TASK OBJECTIVE:
Within the entries below, please return exactly the lines from the one with "Reproduce this chart" through the one with "const SX = 1.18;", leaving out any pictures.

§

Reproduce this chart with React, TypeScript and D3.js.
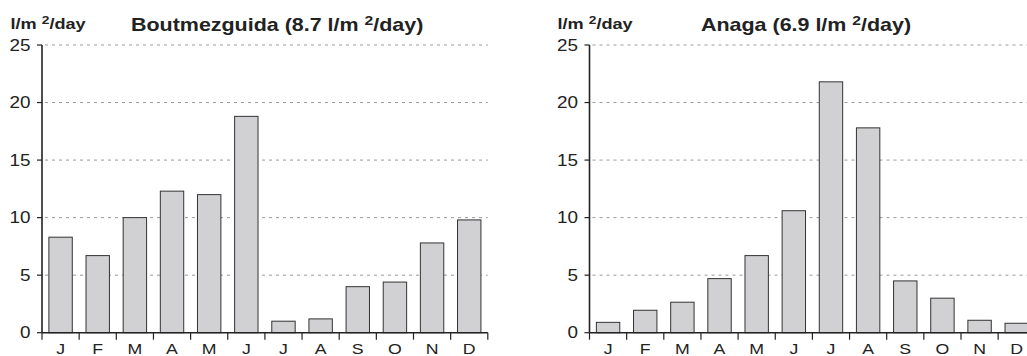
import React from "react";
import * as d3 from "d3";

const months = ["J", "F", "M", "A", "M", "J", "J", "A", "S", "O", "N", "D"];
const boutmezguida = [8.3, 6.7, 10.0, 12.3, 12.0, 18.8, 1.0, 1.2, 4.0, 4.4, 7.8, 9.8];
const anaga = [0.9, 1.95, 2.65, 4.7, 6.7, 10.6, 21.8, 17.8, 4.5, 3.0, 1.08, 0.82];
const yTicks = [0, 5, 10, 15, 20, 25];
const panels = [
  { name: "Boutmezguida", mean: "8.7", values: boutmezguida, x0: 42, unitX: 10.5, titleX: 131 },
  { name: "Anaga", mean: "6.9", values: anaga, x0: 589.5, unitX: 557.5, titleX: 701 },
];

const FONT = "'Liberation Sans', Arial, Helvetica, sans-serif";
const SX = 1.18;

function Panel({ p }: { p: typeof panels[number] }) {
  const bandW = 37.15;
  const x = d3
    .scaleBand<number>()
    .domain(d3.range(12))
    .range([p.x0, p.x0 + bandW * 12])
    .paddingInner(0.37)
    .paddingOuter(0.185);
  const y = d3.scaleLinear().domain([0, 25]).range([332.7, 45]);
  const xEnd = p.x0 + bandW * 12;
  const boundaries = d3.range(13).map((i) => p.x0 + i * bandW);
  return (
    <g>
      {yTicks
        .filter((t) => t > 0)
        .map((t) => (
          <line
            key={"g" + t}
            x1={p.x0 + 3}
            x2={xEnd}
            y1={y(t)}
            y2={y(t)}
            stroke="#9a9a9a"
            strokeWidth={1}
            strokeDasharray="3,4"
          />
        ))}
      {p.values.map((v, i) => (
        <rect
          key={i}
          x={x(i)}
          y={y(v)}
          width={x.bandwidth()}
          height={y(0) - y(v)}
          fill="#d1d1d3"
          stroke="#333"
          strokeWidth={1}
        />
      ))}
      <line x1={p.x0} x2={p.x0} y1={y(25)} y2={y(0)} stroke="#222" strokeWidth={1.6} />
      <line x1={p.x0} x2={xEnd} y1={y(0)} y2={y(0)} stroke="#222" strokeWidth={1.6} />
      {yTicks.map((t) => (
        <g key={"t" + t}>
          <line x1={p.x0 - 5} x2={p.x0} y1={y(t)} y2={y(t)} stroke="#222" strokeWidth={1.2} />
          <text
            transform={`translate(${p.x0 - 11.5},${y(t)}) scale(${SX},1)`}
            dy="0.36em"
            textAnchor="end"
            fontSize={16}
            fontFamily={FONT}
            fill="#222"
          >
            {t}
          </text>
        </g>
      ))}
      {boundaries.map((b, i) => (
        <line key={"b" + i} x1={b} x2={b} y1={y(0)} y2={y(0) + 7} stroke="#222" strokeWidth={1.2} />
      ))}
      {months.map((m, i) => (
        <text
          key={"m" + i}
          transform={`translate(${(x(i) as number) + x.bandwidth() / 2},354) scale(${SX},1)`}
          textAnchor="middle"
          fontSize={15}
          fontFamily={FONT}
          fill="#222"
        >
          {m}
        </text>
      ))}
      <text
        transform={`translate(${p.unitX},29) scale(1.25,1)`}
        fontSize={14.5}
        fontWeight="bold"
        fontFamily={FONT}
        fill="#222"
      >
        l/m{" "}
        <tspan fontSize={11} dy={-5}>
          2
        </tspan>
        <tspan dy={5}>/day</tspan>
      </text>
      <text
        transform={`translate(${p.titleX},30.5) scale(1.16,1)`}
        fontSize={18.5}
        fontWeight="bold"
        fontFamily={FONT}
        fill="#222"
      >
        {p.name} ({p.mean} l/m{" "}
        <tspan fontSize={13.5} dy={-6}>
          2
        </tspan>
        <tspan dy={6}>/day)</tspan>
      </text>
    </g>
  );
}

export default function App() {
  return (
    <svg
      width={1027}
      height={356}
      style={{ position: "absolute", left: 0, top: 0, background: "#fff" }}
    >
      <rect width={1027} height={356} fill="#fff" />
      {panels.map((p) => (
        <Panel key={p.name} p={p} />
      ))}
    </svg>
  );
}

§

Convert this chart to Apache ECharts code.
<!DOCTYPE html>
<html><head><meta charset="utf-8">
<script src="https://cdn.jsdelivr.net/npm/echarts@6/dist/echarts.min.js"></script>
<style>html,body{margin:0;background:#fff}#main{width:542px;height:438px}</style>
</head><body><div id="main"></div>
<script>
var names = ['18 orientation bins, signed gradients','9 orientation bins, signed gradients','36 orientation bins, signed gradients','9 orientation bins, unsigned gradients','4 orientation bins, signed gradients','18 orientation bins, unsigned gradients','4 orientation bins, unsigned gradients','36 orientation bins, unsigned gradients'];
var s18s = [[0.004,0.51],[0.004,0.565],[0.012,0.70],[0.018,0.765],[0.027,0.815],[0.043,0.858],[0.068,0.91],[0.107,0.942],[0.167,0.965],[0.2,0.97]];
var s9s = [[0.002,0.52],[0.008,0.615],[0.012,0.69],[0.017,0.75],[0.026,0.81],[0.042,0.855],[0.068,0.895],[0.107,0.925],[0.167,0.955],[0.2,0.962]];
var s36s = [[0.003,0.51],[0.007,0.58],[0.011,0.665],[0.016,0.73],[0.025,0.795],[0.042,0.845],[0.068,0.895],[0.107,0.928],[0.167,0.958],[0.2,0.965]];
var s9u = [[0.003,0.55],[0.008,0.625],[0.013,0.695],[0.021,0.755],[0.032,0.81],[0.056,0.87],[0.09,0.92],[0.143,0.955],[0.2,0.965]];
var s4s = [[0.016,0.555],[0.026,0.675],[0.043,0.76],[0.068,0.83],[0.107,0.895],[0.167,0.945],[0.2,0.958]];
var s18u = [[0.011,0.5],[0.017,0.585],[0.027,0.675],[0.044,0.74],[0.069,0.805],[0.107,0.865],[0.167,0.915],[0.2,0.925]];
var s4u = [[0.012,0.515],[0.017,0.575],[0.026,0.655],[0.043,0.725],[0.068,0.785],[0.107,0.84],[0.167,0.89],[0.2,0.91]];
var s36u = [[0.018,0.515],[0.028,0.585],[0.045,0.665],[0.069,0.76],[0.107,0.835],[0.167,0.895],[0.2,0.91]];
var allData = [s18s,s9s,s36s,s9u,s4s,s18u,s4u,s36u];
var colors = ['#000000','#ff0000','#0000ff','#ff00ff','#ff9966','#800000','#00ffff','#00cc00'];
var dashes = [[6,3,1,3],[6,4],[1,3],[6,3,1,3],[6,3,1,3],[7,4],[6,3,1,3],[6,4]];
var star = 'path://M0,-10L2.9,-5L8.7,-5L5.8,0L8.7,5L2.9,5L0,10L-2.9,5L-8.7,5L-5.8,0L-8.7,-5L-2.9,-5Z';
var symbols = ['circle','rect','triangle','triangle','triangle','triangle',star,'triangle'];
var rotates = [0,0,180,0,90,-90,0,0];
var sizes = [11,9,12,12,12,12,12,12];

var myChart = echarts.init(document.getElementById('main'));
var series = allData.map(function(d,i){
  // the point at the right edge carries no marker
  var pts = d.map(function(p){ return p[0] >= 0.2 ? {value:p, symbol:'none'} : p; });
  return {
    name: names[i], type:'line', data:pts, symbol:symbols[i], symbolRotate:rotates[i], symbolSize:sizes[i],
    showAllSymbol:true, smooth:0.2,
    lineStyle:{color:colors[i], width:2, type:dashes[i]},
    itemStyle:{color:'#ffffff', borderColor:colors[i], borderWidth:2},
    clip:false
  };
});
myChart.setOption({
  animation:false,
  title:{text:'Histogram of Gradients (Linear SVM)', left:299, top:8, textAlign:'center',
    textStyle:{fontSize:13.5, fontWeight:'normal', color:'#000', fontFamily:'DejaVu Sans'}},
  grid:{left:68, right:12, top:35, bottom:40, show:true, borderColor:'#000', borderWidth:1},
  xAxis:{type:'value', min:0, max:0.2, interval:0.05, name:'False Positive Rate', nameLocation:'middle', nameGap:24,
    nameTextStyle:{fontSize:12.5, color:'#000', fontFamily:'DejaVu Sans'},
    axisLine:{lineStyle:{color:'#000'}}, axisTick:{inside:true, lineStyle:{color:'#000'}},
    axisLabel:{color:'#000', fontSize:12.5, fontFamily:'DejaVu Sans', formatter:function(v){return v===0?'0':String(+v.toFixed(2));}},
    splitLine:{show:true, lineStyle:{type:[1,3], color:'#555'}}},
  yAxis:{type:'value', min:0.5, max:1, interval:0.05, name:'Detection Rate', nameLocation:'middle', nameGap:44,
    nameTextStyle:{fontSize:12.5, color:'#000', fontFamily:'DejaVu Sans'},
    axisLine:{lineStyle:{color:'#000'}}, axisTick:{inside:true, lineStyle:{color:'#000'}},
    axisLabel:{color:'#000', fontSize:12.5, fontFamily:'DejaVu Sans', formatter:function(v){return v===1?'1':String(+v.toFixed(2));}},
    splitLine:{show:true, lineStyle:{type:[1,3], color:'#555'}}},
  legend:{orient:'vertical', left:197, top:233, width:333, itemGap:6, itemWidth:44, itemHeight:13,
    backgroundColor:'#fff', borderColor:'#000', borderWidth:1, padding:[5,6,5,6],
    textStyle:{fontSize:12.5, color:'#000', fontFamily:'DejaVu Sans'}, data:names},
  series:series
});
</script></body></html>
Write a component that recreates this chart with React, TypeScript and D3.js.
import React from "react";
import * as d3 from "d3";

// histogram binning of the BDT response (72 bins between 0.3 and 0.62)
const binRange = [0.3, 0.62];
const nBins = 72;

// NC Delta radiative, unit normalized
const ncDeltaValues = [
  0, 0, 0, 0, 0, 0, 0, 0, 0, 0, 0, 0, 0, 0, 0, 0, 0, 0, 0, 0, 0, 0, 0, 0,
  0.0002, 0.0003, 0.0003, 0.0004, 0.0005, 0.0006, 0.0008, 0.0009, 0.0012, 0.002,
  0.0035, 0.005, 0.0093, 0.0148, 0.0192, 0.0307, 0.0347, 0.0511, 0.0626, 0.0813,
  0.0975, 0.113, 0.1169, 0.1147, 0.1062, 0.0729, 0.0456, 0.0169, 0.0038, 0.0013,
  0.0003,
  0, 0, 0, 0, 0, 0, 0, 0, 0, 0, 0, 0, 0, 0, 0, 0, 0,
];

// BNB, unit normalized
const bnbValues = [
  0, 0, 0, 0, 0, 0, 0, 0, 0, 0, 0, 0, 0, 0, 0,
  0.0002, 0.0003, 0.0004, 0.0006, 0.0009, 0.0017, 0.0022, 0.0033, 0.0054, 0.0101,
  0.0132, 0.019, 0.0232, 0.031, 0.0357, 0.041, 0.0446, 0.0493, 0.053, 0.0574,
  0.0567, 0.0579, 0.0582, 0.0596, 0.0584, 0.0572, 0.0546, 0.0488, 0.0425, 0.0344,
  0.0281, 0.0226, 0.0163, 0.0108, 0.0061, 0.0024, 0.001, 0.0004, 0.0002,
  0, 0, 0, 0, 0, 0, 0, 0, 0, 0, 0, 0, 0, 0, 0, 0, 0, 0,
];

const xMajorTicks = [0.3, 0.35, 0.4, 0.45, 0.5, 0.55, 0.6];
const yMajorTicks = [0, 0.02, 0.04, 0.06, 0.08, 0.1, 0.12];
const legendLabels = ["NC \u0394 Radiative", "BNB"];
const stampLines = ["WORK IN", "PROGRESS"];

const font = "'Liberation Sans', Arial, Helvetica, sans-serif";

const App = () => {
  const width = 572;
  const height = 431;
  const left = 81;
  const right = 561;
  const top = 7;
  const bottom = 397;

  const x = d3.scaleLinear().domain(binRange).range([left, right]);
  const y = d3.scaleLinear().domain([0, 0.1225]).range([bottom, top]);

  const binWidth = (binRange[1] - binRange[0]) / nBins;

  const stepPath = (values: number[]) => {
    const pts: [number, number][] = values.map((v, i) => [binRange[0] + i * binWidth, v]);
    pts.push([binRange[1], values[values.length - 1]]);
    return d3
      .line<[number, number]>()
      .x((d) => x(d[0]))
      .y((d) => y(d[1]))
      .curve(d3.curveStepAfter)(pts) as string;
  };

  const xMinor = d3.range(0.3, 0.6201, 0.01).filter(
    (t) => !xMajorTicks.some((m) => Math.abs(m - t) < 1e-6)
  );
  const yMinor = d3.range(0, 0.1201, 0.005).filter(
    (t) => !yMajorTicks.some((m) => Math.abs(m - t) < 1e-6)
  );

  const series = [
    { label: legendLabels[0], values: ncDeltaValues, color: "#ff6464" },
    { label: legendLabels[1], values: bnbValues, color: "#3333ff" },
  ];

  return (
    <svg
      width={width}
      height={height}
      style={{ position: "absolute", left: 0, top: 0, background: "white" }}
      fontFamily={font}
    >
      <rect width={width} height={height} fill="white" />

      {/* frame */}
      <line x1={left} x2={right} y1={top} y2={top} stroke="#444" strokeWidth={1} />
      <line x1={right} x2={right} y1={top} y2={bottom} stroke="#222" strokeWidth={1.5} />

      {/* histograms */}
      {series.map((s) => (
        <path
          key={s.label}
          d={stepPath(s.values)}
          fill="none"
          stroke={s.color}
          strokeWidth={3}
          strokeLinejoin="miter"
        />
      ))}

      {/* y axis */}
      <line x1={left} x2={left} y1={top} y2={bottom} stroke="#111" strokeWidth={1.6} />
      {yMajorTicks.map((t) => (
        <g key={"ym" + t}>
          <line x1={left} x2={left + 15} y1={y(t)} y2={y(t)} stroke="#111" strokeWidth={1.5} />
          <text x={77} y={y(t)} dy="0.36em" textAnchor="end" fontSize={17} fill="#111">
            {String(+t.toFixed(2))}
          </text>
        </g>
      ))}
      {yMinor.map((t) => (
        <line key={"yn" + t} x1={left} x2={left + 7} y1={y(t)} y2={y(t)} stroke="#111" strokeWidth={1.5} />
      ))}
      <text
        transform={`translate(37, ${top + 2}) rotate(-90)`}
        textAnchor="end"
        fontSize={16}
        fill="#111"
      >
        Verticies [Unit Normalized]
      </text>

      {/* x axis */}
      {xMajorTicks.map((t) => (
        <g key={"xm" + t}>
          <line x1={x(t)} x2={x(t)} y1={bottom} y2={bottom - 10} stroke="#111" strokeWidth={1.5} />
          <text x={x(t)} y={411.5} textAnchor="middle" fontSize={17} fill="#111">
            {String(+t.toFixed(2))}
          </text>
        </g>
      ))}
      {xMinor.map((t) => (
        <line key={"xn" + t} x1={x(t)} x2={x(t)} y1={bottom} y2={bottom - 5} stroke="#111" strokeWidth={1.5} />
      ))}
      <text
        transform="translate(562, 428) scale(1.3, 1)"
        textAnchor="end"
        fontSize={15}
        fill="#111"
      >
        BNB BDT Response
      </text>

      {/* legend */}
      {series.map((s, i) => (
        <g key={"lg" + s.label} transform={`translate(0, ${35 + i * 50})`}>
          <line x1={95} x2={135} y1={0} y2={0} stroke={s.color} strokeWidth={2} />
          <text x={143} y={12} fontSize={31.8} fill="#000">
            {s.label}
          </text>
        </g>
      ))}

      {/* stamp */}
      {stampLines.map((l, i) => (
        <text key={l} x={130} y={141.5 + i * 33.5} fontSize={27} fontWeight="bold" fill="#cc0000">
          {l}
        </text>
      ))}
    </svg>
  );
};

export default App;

§

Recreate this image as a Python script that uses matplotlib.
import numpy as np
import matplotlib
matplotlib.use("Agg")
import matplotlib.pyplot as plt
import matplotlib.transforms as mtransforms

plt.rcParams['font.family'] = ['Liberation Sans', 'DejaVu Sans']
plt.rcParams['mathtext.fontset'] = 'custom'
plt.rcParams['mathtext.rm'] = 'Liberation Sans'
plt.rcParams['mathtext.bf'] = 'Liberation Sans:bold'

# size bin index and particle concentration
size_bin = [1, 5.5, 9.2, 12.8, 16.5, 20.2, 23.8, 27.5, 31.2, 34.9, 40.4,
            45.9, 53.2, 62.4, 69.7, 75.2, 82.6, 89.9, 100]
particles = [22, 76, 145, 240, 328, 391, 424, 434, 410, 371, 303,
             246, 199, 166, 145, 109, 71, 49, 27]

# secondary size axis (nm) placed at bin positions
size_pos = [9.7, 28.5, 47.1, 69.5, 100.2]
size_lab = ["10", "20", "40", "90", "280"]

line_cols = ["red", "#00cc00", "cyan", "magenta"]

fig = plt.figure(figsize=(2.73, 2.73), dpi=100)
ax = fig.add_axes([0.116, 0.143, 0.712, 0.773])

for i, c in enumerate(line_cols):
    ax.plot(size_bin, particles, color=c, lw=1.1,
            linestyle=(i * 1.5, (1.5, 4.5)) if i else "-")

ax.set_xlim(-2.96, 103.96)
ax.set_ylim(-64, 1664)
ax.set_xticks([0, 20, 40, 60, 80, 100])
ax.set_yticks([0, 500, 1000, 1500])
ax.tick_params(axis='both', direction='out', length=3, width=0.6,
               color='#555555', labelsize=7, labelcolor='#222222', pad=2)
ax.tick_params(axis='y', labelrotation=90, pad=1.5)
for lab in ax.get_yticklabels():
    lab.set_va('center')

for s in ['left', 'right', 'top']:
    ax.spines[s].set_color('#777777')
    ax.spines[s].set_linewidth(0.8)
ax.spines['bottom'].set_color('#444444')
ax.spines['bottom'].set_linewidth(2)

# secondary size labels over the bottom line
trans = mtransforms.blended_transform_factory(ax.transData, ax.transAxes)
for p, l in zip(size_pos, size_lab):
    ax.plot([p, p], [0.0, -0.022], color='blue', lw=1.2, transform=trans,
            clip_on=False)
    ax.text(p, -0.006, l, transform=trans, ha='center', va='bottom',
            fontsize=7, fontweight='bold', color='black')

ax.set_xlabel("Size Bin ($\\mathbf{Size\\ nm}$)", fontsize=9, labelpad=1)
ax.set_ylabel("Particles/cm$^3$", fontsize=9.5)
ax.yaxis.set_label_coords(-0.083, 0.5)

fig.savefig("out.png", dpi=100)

§

EXERCISE SOLUTION:
Reproduce this chart with React, TypeScript and D3.js.
import React from "react";
import * as d3 from "d3";

const months = ["J", "F", "M", "A", "M", "J", "J", "A", "S", "O", "N", "D"];
const boutmezguida = [8.3, 6.7, 10.0, 12.3, 12.0, 18.8, 1.0, 1.2, 4.0, 4.4, 7.8, 9.8];
const anaga = [0.9, 1.95, 2.65, 4.7, 6.7, 10.6, 21.8, 17.8, 4.5, 3.0, 1.08, 0.82];
const yTicks = [0, 5, 10, 15, 20, 25];
const panels = [
  { name: "Boutmezguida", mean: "8.7", values: boutmezguida, x0: 42, unitX: 10.5, titleX: 131 },
  { name: "Anaga", mean: "6.9", values: anaga, x0: 589.5, unitX: 557.5, titleX: 701 },
];

const FONT = "'Liberation Sans', Arial, Helvetica, sans-serif";
const SX = 1.18;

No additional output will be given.